Requirements: A single run of lines is to be printed exactly: starting at the line with "Output the web" and ending at the line with "const pairs = (xs, ys)", both included. Leave the pictures out.

Start of Records supplied

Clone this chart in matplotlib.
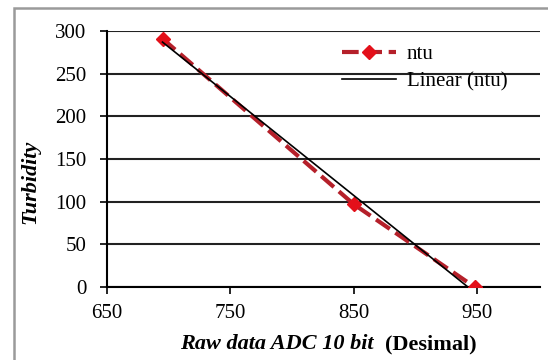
import matplotlib
matplotlib.use("Agg")
import numpy as np
import matplotlib.pyplot as plt
import matplotlib.patches as patches

plt.rcParams['font.family'] = ['Liberation Serif', 'DejaVu Serif']

adc = [695, 850, 948]
ntu = [291, 97, 0]
x_ticks = [650, 750, 850, 950]
y_ticks = [0, 50, 100, 150, 200, 250, 300]

fig = plt.figure(figsize=(5.48, 3.6), dpi=100)
ax = fig.add_axes([107 / 548, 1 - 287 / 360, (540 - 107) / 548, (287 - 31) / 360])

# outer gray frame
fig.add_artist(patches.Rectangle((14 / 548, -10 / 360), 600 / 548, 362 / 360,
                                 transform=fig.transFigure, fill=False,
                                 edgecolor='#9a9a9a', linewidth=1.8))

ax.plot(adc, ntu, color='#b5202a', linestyle=(0, (4, 1.6)), linewidth=3,
        marker='D', markersize=7, markerfacecolor='#e3101a',
        markeredgecolor='#e3101a', label='ntu', zorder=3)

k, b = np.polyfit(adc, ntu, 1)
xs = np.array([adc[0], adc[-1]])
ax.plot(xs, k * xs + b, color='black', linewidth=1.2, label='Linear (ntu)', zorder=4)

ax.set_xlim(650, 1001)
ax.set_ylim(0, 300)
ax.set_xticks(x_ticks)
ax.set_yticks(y_ticks)
ax.tick_params(labelsize=15, length=5, width=1.2, direction='out')
ax.tick_params(axis='y', pad=10)
ax.tick_params(axis='x', pad=7)
ax.yaxis.grid(True, color='#222222', linewidth=1.5)
ax.set_axisbelow(True)
for side in ['top', 'right']:
    ax.spines[side].set_visible(False)
ax.spines['left'].set_linewidth(1.5)
ax.spines['bottom'].set_linewidth(1.5)

ax.set_ylabel('Turbidity', fontsize=16, fontweight='bold', fontstyle='italic')
ax.yaxis.set_label_coords(-0.155, 0.41)
fig.text(374 / 548, 1 - 344 / 360, 'Raw data ADC 10 bit', fontsize=16,
         fontweight='bold', fontstyle='italic', ha='right', va='center')
fig.text(385 / 548, 1 - 344 / 360, '(Desimal)', fontsize=16,
         fontweight='bold', ha='left', va='center')

leg = ax.legend(loc='upper left', bbox_to_anchor=(0.5, 1.02), frameon=False,
                fontsize=15, handlelength=2.6, handletextpad=0.5, labelspacing=0.35)

fig.savefig('out.png', dpi=100)
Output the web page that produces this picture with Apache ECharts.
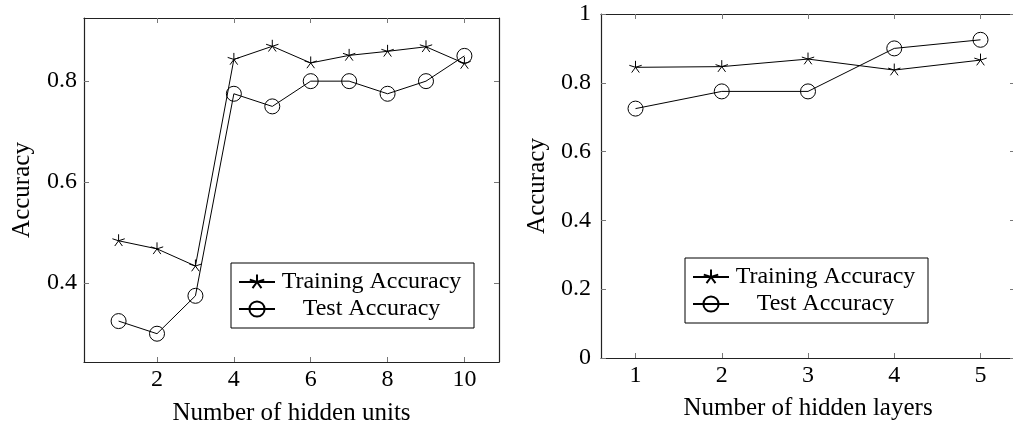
<!DOCTYPE html>
<html>
<head>
<meta charset="utf-8">
<script src="https://cdn.jsdelivr.net/npm/echarts@6/dist/echarts.min.js"></script>
<style>
  html, body { margin: 0; padding: 0; background: #fff; }
  #chart { width: 1013px; height: 424px; }
</style>
</head>
<body>
<div id="chart"></div>
<script>
// Accuracy vs. number of hidden units (left) and hidden layers (right)
const hiddenUnits = [1, 2, 3, 4, 5, 6, 7, 8, 9, 10];
const unitsTrain = [0.484, 0.468, 0.434, 0.843, 0.869, 0.836, 0.851, 0.859, 0.868, 0.835];
const unitsTest = [0.325, 0.300, 0.375, 0.775, 0.750, 0.800, 0.800, 0.775, 0.800, 0.850];

const hiddenLayers = [1, 2, 3, 4, 5];
const layersTrain = [0.845, 0.847, 0.869, 0.837, 0.866];
const layersTest = [0.725, 0.775, 0.775, 0.900, 0.925];

const unitsXTicks = [2, 4, 6, 8, 10];
const unitsYTicks = [0.4, 0.6, 0.8];
const layersXTicks = [1, 2, 3, 4, 5];
const layersYTicks = [0, 0.2, 0.4, 0.6, 0.8, 1];

const seriesNames = ['Training Accuracy', 'Test Accuracy'];

const FONT = '"Liberation Serif", "DejaVu Serif", serif';
const INK = '#000';

// five-armed star made of strokes, padded to a square box so it stays centred
const STAR = 'path://M-10 -10 M10 10 M0 0 L0 -10 M0 0 L9.51 -3.09 M0 0 L5.88 8.09 M0 0 L-5.88 8.09 M0 0 L-9.51 -3.09';

const pairs = (xs, ys) => xs.map((x, i) => [x, ys[i]]);

function valueAxis(opts) {
  const ticks = opts.ticks;
  return {
    type: 'value',
    gridIndex: opts.grid,
    position: opts.position,
    min: opts.min,
    max: opts.max,
    name: opts.name || '',
    nameLocation: 'middle',
    nameGap: opts.nameGap || 0,
    nameRotate: opts.nameRotate,
    nameTextStyle: { fontFamily: FONT, fontSize: 25, color: INK },
    axisLine: { show: true, onZero: false, lineStyle: { color: '#222', width: 1.2 } },
    axisTick: { show: true, inside: true, length: 5, customValues: ticks, lineStyle: { color: '#777', width: 1 } },
    axisLabel: {
      show: !!opts.labels,
      customValues: ticks,
      margin: opts.margin || 8,
      fontFamily: FONT, fontSize: 24, color: INK,
      formatter: v => String(Math.round(v * 10) / 10)
    },
    splitLine: { show: false }
  };
}

function lineSeries(name, data, xi, yi, symbol, size) {
  return {
    type: 'line',
    name: name,
    xAxisIndex: xi,
    yAxisIndex: yi,
    data: data,
    symbol: symbol,
    symbolSize: size,
    showAllSymbol: true,
    lineStyle: { color: INK, width: 1 },
    itemStyle: { color: 'transparent', borderColor: INK, borderWidth: 1 },
    emphasis: { disabled: true },
    z: 3
  };
}

function legendBox(left, top) {
  return {
    orient: 'vertical',
    left: left,
    top: top,
    data: seriesNames,
    selectedMode: false,
    padding: [7, 11, 7, 7],
    itemGap: 3,
    itemWidth: 36,
    itemHeight: 19,
    borderColor: INK,
    borderWidth: 1,
    backgroundColor: '#fff',
    formatter: name => '{t|' + name + '}',
    textStyle: {
      fontFamily: FONT, fontSize: 24, color: INK,
      rich: { t: { width: 183, align: 'center', fontFamily: FONT, fontSize: 24, lineHeight: 24, color: INK } }
    }
  };
}

const chart = echarts.init(document.getElementById('chart'), null, { renderer: 'canvas' });

chart.setOption({
  animation: false,
  backgroundColor: '#fff',
  grid: [
    { left: 84, top: 18, width: 415, height: 344, outerBoundsMode: 'none', containLabel: false },
    { left: 601, top: 14, width: 414, height: 344, outerBoundsMode: 'none', containLabel: false }
  ],
  xAxis: [
    valueAxis({ grid: 0, position: 'bottom', min: 0.1, max: 10.9, ticks: unitsXTicks, labels: true,
                name: 'Number of hidden units', nameGap: 39, margin: 6 }),
    valueAxis({ grid: 0, position: 'top', min: 0.1, max: 10.9, ticks: unitsXTicks }),
    valueAxis({ grid: 1, position: 'bottom', min: 0.6, max: 5.4, ticks: layersXTicks, labels: true,
                name: 'Number of hidden layers', nameGap: 38, margin: 6 }),
    valueAxis({ grid: 1, position: 'top', min: 0.6, max: 5.4, ticks: layersXTicks })
  ],
  yAxis: [
    valueAxis({ grid: 0, position: 'left', min: 0.244, max: 0.925, ticks: unitsYTicks, labels: true,
                name: 'Accuracy', nameGap: 49, nameRotate: 90, margin: 7 }),
    valueAxis({ grid: 0, position: 'right', min: 0.244, max: 0.925, ticks: unitsYTicks }),
    valueAxis({ grid: 1, position: 'left', min: 0, max: 1, ticks: layersYTicks, labels: true,
                name: 'Accuracy', nameGap: 51, nameRotate: 90, margin: 10 }),
    valueAxis({ grid: 1, position: 'right', min: 0, max: 1, ticks: layersYTicks })
  ],
  legend: [legendBox(231, 263), legendBox(685, 258)],
  series: [
    lineSeries(seriesNames[0], pairs(hiddenUnits, unitsTrain), 0, 0, STAR, 13),
    lineSeries(seriesNames[1], pairs(hiddenUnits, unitsTest), 0, 0, 'circle', 15),
    lineSeries(seriesNames[0], pairs(hiddenLayers, layersTrain), 2, 2, STAR, 13),
    lineSeries(seriesNames[1], pairs(hiddenLayers, layersTest), 2, 2, 'circle', 15)
  ]
});
</script>
</body>
</html>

End of Records supplied

Response:
Output the web page that produces this picture with Apache ECharts.
<!DOCTYPE html>
<html>
<head>
<meta charset="utf-8">
<script src="https://cdn.jsdelivr.net/npm/echarts@6/dist/echarts.min.js"></script>
<style>
  html, body { margin: 0; padding: 0; background: #fff; }
  #chart { width: 1013px; height: 424px; }
</style>
</head>
<body>
<div id="chart"></div>
<script>
// Accuracy vs. number of hidden units (left) and hidden layers (right)
const hiddenUnits = [1, 2, 3, 4, 5, 6, 7, 8, 9, 10];
const unitsTrain = [0.484, 0.468, 0.434, 0.843, 0.869, 0.836, 0.851, 0.859, 0.868, 0.835];
const unitsTest = [0.325, 0.300, 0.375, 0.775, 0.750, 0.800, 0.800, 0.775, 0.800, 0.850];

const hiddenLayers = [1, 2, 3, 4, 5];
const layersTrain = [0.845, 0.847, 0.869, 0.837, 0.866];
const layersTest = [0.725, 0.775, 0.775, 0.900, 0.925];

const unitsXTicks = [2, 4, 6, 8, 10];
const unitsYTicks = [0.4, 0.6, 0.8];
const layersXTicks = [1, 2, 3, 4, 5];
const layersYTicks = [0, 0.2, 0.4, 0.6, 0.8, 1];

const seriesNames = ['Training Accuracy', 'Test Accuracy'];

const FONT = '"Liberation Serif", "DejaVu Serif", serif';
const INK = '#000';

// five-armed star made of strokes, padded to a square box so it stays centred
const STAR = 'path://M-10 -10 M10 10 M0 0 L0 -10 M0 0 L9.51 -3.09 M0 0 L5.88 8.09 M0 0 L-5.88 8.09 M0 0 L-9.51 -3.09';

const pairs = (xs, ys) => xs.map((x, i) => [x, ys[i]]);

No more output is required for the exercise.